(Rows from a dataset of charts and code)
────────────────

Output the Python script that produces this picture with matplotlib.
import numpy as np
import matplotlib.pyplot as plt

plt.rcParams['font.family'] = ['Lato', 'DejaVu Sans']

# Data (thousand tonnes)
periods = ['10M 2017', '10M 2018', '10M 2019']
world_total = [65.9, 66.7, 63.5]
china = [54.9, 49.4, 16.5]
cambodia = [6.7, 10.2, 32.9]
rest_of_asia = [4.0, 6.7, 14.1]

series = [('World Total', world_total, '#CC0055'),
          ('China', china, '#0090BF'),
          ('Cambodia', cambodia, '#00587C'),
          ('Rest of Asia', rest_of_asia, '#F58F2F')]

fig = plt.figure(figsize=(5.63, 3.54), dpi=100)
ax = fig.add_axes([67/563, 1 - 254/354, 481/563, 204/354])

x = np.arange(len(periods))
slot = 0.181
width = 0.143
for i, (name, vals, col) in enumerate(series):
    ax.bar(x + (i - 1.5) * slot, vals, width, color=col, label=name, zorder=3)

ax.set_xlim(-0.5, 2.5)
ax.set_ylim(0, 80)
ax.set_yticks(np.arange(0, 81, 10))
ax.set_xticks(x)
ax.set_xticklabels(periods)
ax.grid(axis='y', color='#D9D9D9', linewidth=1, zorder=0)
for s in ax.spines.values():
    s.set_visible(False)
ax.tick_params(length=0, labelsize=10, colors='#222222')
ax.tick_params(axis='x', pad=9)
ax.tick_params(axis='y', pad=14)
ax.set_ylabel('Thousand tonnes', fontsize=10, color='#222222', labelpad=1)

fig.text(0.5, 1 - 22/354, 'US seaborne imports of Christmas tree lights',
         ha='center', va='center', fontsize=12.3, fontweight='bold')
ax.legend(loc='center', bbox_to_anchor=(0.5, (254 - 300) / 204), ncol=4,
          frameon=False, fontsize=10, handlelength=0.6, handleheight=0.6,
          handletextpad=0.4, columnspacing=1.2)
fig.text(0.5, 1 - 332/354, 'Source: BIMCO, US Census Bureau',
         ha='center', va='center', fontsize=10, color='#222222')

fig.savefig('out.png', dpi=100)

────────────────

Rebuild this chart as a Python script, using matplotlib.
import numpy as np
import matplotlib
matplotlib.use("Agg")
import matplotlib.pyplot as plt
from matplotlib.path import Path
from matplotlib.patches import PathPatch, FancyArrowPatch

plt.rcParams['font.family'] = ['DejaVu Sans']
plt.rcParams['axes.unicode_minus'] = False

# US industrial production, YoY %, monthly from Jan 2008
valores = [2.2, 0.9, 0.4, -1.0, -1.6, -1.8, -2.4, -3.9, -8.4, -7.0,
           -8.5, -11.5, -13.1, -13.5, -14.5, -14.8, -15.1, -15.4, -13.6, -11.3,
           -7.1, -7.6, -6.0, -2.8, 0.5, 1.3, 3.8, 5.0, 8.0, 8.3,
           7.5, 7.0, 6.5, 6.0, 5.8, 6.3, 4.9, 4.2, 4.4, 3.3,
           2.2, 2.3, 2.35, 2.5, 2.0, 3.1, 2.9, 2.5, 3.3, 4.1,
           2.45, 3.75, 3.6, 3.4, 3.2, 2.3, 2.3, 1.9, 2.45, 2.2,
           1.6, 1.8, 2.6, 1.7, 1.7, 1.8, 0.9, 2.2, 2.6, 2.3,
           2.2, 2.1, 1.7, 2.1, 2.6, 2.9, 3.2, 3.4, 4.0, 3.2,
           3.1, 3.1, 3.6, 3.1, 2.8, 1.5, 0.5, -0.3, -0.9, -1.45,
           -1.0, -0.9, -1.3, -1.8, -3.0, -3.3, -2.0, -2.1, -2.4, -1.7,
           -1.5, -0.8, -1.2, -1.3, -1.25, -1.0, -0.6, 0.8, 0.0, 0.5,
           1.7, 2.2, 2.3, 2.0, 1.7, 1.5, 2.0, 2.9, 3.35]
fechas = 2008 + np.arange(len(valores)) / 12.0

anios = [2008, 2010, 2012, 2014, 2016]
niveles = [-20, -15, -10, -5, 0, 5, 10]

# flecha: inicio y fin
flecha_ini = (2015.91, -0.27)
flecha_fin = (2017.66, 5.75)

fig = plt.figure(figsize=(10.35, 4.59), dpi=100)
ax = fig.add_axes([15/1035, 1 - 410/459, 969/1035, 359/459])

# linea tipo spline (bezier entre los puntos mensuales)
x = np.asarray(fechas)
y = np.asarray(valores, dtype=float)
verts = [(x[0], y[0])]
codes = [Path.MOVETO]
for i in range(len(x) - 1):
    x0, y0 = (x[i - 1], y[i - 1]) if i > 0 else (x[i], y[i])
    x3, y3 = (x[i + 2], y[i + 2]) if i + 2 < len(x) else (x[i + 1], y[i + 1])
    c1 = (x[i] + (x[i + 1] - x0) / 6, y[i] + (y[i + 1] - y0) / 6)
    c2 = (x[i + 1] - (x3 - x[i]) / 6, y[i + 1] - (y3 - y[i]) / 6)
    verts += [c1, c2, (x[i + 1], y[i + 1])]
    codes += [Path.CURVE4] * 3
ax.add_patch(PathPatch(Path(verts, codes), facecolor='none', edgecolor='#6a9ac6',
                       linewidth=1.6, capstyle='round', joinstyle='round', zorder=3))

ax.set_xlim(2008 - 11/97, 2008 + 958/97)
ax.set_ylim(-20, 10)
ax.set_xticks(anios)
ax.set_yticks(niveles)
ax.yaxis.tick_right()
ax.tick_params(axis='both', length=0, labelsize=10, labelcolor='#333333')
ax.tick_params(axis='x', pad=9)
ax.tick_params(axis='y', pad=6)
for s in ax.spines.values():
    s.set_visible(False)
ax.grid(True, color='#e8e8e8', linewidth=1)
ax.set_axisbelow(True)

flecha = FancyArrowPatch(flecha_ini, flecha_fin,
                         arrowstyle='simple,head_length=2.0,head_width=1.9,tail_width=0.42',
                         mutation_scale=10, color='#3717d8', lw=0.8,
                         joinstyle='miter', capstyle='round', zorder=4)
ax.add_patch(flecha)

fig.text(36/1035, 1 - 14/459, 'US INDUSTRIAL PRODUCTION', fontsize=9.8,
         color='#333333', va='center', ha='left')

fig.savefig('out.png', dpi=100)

────────────────

◆ **Problem**: Produce only the lines from the line containing "Output the Python" through the line containing "fontsize=10, color='#222222', labelpad=1)", inclusive of both, exactly as they stand in the entries above.

◆ **Written answer**:
Output the Python script that produces this picture with matplotlib.
import numpy as np
import matplotlib.pyplot as plt

plt.rcParams['font.family'] = ['Lato', 'DejaVu Sans']

# Data (thousand tonnes)
periods = ['10M 2017', '10M 2018', '10M 2019']
world_total = [65.9, 66.7, 63.5]
china = [54.9, 49.4, 16.5]
cambodia = [6.7, 10.2, 32.9]
rest_of_asia = [4.0, 6.7, 14.1]

series = [('World Total', world_total, '#CC0055'),
          ('China', china, '#0090BF'),
          ('Cambodia', cambodia, '#00587C'),
          ('Rest of Asia', rest_of_asia, '#F58F2F')]

fig = plt.figure(figsize=(5.63, 3.54), dpi=100)
ax = fig.add_axes([67/563, 1 - 254/354, 481/563, 204/354])

x = np.arange(len(periods))
slot = 0.181
width = 0.143
for i, (name, vals, col) in enumerate(series):
    ax.bar(x + (i - 1.5) * slot, vals, width, color=col, label=name, zorder=3)

ax.set_xlim(-0.5, 2.5)
ax.set_ylim(0, 80)
ax.set_yticks(np.arange(0, 81, 10))
ax.set_xticks(x)
ax.set_xticklabels(periods)
ax.grid(axis='y', color='#D9D9D9', linewidth=1, zorder=0)
for s in ax.spines.values():
    s.set_visible(False)
ax.tick_params(length=0, labelsize=10, colors='#222222')
ax.tick_params(axis='x', pad=9)
ax.tick_params(axis='y', pad=14)
ax.set_ylabel('Thousand tonnes', fontsize=10, color='#222222', labelpad=1)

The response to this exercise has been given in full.